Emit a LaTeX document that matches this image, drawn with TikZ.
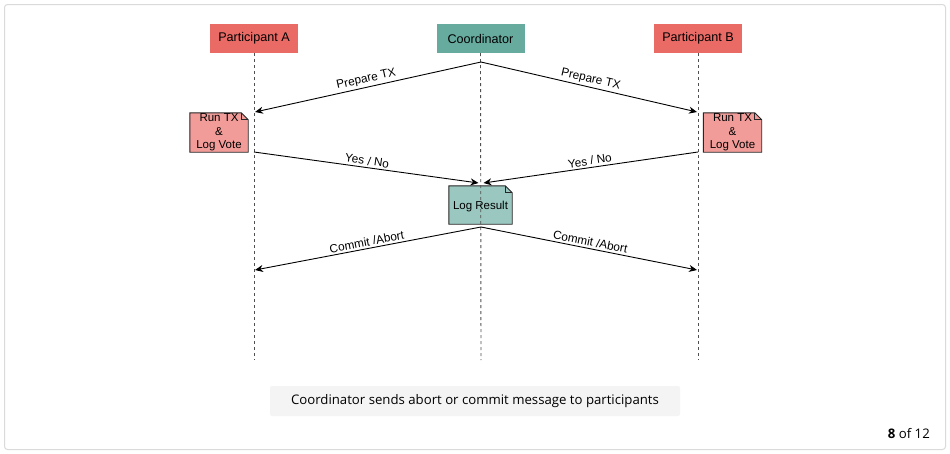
\documentclass[tikz,border=0pt]{standalone}
\usepackage{fontspec}
\setmainfont{Liberation Sans}
\newfontfamily\capfont{Open Sans}
\usetikzlibrary{arrows.meta,backgrounds}
\definecolor{partred}{HTML}{EA6B66}
\definecolor{coordgreen}{HTML}{67AB9F}
\definecolor{notered}{HTML}{F19C99}
\definecolor{notegreen}{HTML}{9AC7BF}
\definecolor{framegray}{HTML}{DADADA}
\definecolor{capgray}{HTML}{F4F4F4}
\definecolor{lifegray}{HTML}{505050}
\newcommand{\drawnote}[2]{%
  \begin{pgfonlayer}{background}
  \draw[noteline, fill=#2] (#1.north west) -- ([xshift=-7pt]#1.north east) -- ([yshift=-7pt]#1.north east) -- (#1.south east) -- (#1.south west) -- cycle;
  \draw[noteline] ([xshift=-7pt]#1.north east) -- ([xshift=-7pt,yshift=-7pt]#1.north east) -- ([yshift=-7pt]#1.north east);
  \end{pgfonlayer}}
\tikzset{
  actor/.style={minimum width=88pt, minimum height=29pt, inner sep=0pt, font=\fontsize{12.6}{14}\selectfont},
  notebox/.style={minimum width=58pt, minimum height=39pt, inner sep=0pt, align=center, font=\fontsize{11.5}{13.6}\selectfont},
  noteline/.style={draw=black!85, line width=0.9pt},
  lifeline/.style={draw=lifegray, line width=0.9pt, dash pattern=on 3pt off 3pt},
  msg/.style={draw=black, line width=0.9pt, -{Stealth[length=8pt,width=7pt,inset=2.5pt]}},
  msglabel/.style={sloped, above=1pt, font=\fontsize{11.8}{13}\selectfont, inner sep=1pt}
}
\begin{document}
\begin{tikzpicture}[x=1pt,y=-1pt]
\useasboundingbox (0,0) rectangle (950,453);
\begin{pgfonlayer}{background}
\fill[white] (0,0) rectangle (950,453);
\draw[framegray, line width=1pt, rounded corners=3pt] (4.5,4.5) rectangle (945.5,449.5);
\end{pgfonlayer}

% actors
\node[actor, fill=partred] (pa) at (254,38.5) {Participant A};
\node[actor, fill=coordgreen] (co) at (480.5,38.5) {Coordinator};
\node[actor, fill=partred] (pb) at (698,38.5) {Participant B};

% lifeline ends
\coordinate (paend) at (254,360);
\coordinate (coend) at (481,360);
\coordinate (pbend) at (698,360);
\draw[lifeline] (pa.south) -- (paend);
\draw[lifeline] (co.south) -- (coend);
\draw[lifeline] (pb.south) -- (pbend);

% message points
\coordinate (c1) at (481,62);
\coordinate (a1) at (255,112);
\coordinate (b1) at (697,112);
\coordinate (a2) at (254,152);
\coordinate (b2) at (698,152);
\coordinate (c2l) at (478.5,183);
\coordinate (c2r) at (483.5,183);
\coordinate (c3) at (481,227);
\coordinate (a3) at (255,270);
\coordinate (b3) at (697,270);

% notes
\node[notebox] (na) at (219,132.5) {Run TX\\\&\\Log Vote};
\drawnote{na}{notered}
\node[notebox] (nb) at (732.5,132.5) {Run TX\\\&\\Log Vote};
\drawnote{nb}{notered}
\node[notebox, minimum width=63pt, minimum height=38pt, text depth=0pt] (nc) at (480.5,205) {Log Result};
\drawnote{nc}{notegreen}

% messages
\draw[msg] (c1) -- node[msglabel] {Prepare TX} (a1);
\draw[msg] (c1) -- node[msglabel] {Prepare TX} (b1);
\draw[msg] (a2) -- node[msglabel] {Yes / No} (c2l);
\draw[msg] (b2) -- node[msglabel] {Yes / No} (c2r);
\draw[msg] (c3) -- node[msglabel] {Commit /Abort} (a3);
\draw[msg] (c3) -- node[msglabel] {Commit /Abort} (b3);

% caption
\node[fill=capgray, rounded corners=2pt, minimum width=410pt, minimum height=30pt, inner sep=0pt, font=\capfont\fontsize{13.2}{15}\selectfont] (cap) at (475,401) {Coordinator sends abort or commit message to participants};
\node[anchor=east, inner sep=0pt, font=\capfont\fontsize{13.2}{15}\selectfont] (pg) at (930,433.5) {\textbf{8} of 12};
\end{tikzpicture}
\end{document}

*AIM*. Retype the whole listing exactly and leave the pictures out.

*TASK SOLUTION*.
Emit a LaTeX document that matches this image, drawn with TikZ.
\documentclass[tikz,border=0pt]{standalone}
\usepackage{fontspec}
\setmainfont{Liberation Sans}
\newfontfamily\capfont{Open Sans}
\usetikzlibrary{arrows.meta,backgrounds}
\definecolor{partred}{HTML}{EA6B66}
\definecolor{coordgreen}{HTML}{67AB9F}
\definecolor{notered}{HTML}{F19C99}
\definecolor{notegreen}{HTML}{9AC7BF}
\definecolor{framegray}{HTML}{DADADA}
\definecolor{capgray}{HTML}{F4F4F4}
\definecolor{lifegray}{HTML}{505050}
\newcommand{\drawnote}[2]{%
  \begin{pgfonlayer}{background}
  \draw[noteline, fill=#2] (#1.north west) -- ([xshift=-7pt]#1.north east) -- ([yshift=-7pt]#1.north east) -- (#1.south east) -- (#1.south west) -- cycle;
  \draw[noteline] ([xshift=-7pt]#1.north east) -- ([xshift=-7pt,yshift=-7pt]#1.north east) -- ([yshift=-7pt]#1.north east);
  \end{pgfonlayer}}
\tikzset{
  actor/.style={minimum width=88pt, minimum height=29pt, inner sep=0pt, font=\fontsize{12.6}{14}\selectfont},
  notebox/.style={minimum width=58pt, minimum height=39pt, inner sep=0pt, align=center, font=\fontsize{11.5}{13.6}\selectfont},
  noteline/.style={draw=black!85, line width=0.9pt},
  lifeline/.style={draw=lifegray, line width=0.9pt, dash pattern=on 3pt off 3pt},
  msg/.style={draw=black, line width=0.9pt, -{Stealth[length=8pt,width=7pt,inset=2.5pt]}},
  msglabel/.style={sloped, above=1pt, font=\fontsize{11.8}{13}\selectfont, inner sep=1pt}
}
\begin{document}
\begin{tikzpicture}[x=1pt,y=-1pt]
\useasboundingbox (0,0) rectangle (950,453);
\begin{pgfonlayer}{background}
\fill[white] (0,0) rectangle (950,453);
\draw[framegray, line width=1pt, rounded corners=3pt] (4.5,4.5) rectangle (945.5,449.5);
\end{pgfonlayer}

% actors
\node[actor, fill=partred] (pa) at (254,38.5) {Participant A};
\node[actor, fill=coordgreen] (co) at (480.5,38.5) {Coordinator};
\node[actor, fill=partred] (pb) at (698,38.5) {Participant B};

% lifeline ends
\coordinate (paend) at (254,360);
\coordinate (coend) at (481,360);
\coordinate (pbend) at (698,360);
\draw[lifeline] (pa.south) -- (paend);
\draw[lifeline] (co.south) -- (coend);
\draw[lifeline] (pb.south) -- (pbend);

% message points
\coordinate (c1) at (481,62);
\coordinate (a1) at (255,112);
\coordinate (b1) at (697,112);
\coordinate (a2) at (254,152);
\coordinate (b2) at (698,152);
\coordinate (c2l) at (478.5,183);
\coordinate (c2r) at (483.5,183);
\coordinate (c3) at (481,227);
\coordinate (a3) at (255,270);
\coordinate (b3) at (697,270);

% notes
\node[notebox] (na) at (219,132.5) {Run TX\\\&\\Log Vote};
\drawnote{na}{notered}
\node[notebox] (nb) at (732.5,132.5) {Run TX\\\&\\Log Vote};
\drawnote{nb}{notered}
\node[notebox, minimum width=63pt, minimum height=38pt, text depth=0pt] (nc) at (480.5,205) {Log Result};
\drawnote{nc}{notegreen}

% messages
\draw[msg] (c1) -- node[msglabel] {Prepare TX} (a1);
\draw[msg] (c1) -- node[msglabel] {Prepare TX} (b1);
\draw[msg] (a2) -- node[msglabel] {Yes / No} (c2l);
\draw[msg] (b2) -- node[msglabel] {Yes / No} (c2r);
\draw[msg] (c3) -- node[msglabel] {Commit /Abort} (a3);
\draw[msg] (c3) -- node[msglabel] {Commit /Abort} (b3);

% caption
\node[fill=capgray, rounded corners=2pt, minimum width=410pt, minimum height=30pt, inner sep=0pt, font=\capfont\fontsize{13.2}{15}\selectfont] (cap) at (475,401) {Coordinator sends abort or commit message to participants};
\node[anchor=east, inner sep=0pt, font=\capfont\fontsize{13.2}{15}\selectfont] (pg) at (930,433.5) {\textbf{8} of 12};
\end{tikzpicture}
\end{document}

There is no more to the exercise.